Récit : Louise Boisclair
Au printemps 2018, Louise Boisclair, poète, essayiste et critique d’art, faisait partie de la résidence d’artistes destinée aux auteurs à Est-Nord-Est, Saint-Jean-Port-Joli. Incursion dans son processus créatif de recherche et d’écriture.
« Le livret Les mots du milieu a fait l’objet d’une lecture-performance au Cercle Hirsute à Montréal en février 2019, lecture publique que je n’avais pu effectuer en juillet 2018 à Saint-Jean-Port-Joli. J’ai ensuite invité l’artiste et animatrice du Cercle, Camille Havas, à réaliser la mise en page. Ce petit livret présente dix fragments provenant de nombreuses pages écrites en résidence. Il y a eu d’autres résultats moins tangibles de mon immersion dans ce merveilleux village du Bas-du-Fleuve, par exemple la reconnexion avec la nature et le milieu d’artistes. »
« Je consacrais seize heures par jour, six jours par semaine, à mon projet, dont le thème était le “milieu”. Une telle intensité alimente les forces qui favorisent l’expression des idées, l’émergence de la substance, l’immersion dans un lieu et un milieu à haut voltage énergétique. Être entourée par la nature, voir, sentir, toucher et entendre tout, avec plus d’acuité et de variété qu’à la ville. Rencontrer des artistes et des auteurs qui gravitent dans ce paysage à longueur d’année. Se promener à vélo, pratiquer le tai chi en plein air, dessiner un mandala… Ces éléments sont devenus mes conditions de mise en écriture. Toutes les activités se sont reliées dans un enchaînement fluide. Nos présentations publiques, la semaine de notre arrivée, nous ont permis de partager nos projets et d’échanger avec les habitués du centre. »
« Ces échanges m’ont permis de forger un nouvel alliage de mots autour d’une palette d’œuvres qui s’est révélée avec l’exposition Voir Loin du Centre d’art de Kamouraska et les artistes qui y ont participé. Dans cet incubateur, j’ai vécu étroitement le “milieu”, au sens du géographe Augustin Berque (2011), et la “médiance”, définie par Tetsurō Watsuji (1935), comme le moment dynamique entre les personnes et les choses. J’ai revisité les mots, en effectuant des recherches lexicales, pour mieux rendre les forces, les qualités et les intensités de cette immersion en pleine nature, devenant l’œuvre ultime. »

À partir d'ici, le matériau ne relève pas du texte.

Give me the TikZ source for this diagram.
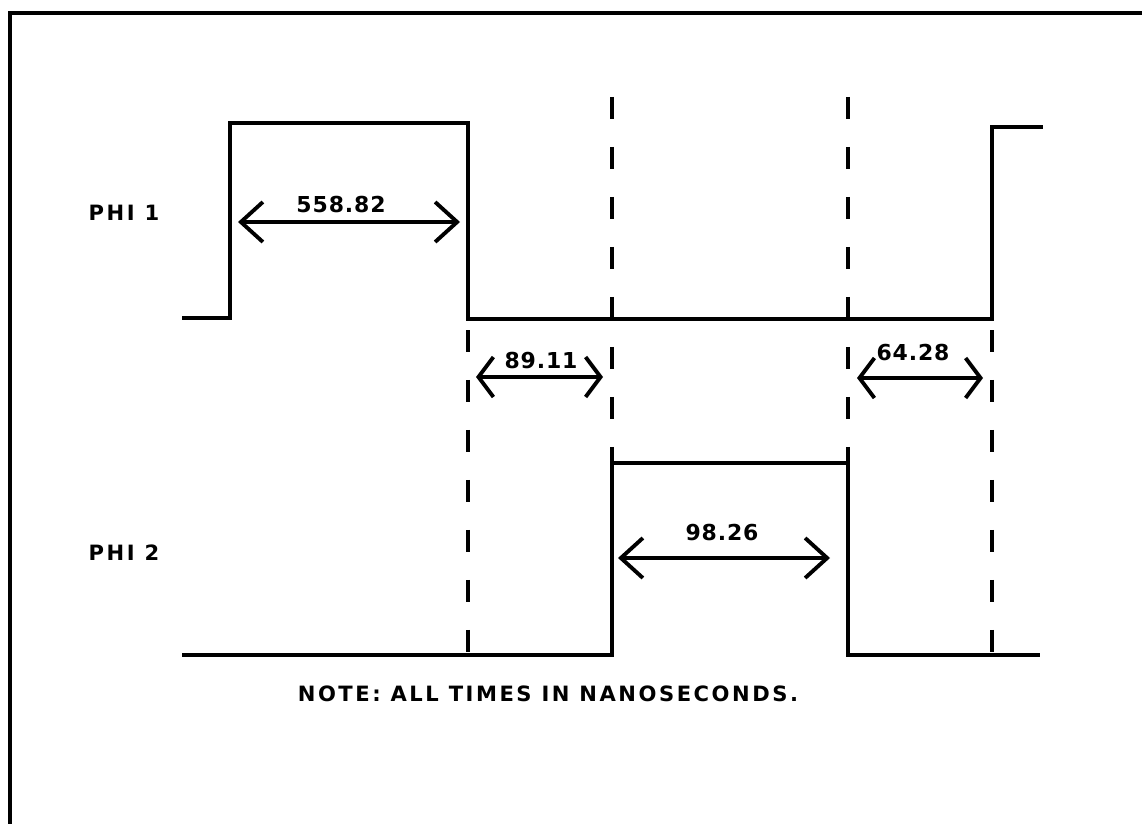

« Deux fragments du livret en témoignent principalement, où le flot discursif transmet le flot climatique du Bas-du-Fleuve. Les huit autres fragments traitent d’enjeux plus globaux (planète, terre, eau, etc.). Au bout du compte, c’est le supplément d’âme qui émane du milieu qu’il importe de distiller dans le texte : même si les exercices lexicaux et stylistiques sont utiles, ils ne sont pas suffisants. »
« Je dirais que l’influence principale pendant ma résidence a été le fleuve, que j’ai fréquenté dans tous ses états. C’est formidable de pouvoir se ressourcer près d’un tel plan d’eau, énergisant et inspirant. »
« Les impacts de la résidence sont évolutifs. Durant les quelques mois qui ont suivi, j’ai ressenti l’intensité diminuer. D’une certaine manière, ma résidence d’un mois demeure inachevée vu l’ampleur de sa mission. Je dirais que l’impact principal a été l’influence incroyable du mouvement de la nature et du milieu sur le mouvement de l’écriture. À plusieurs instants, l’écriture et la nature, ou le milieu et moi, avons fait corps. J’espère poursuivre cette immersion entre nature et écriture, milieu et création. »
EST-NORD-EST, résidences d’artistes
Basé à Saint-Jean-Port-Joli, le centre d’artistes voué aux résidences a été fondé en 1992 pour faire suite à l’impulsion de Pierre Bourgault, Roberto Pellegrinuzzi et Michel Saulnier qui, quelques années auparavant, venaient se ressourcer et créer dans les Studios d’été. Voulant offrir un service de soutien aux artistes lors de la production en atelier, Est-Nord-Est a depuis accueilli plus de trois cents résidents, artistes et auteurs confondus.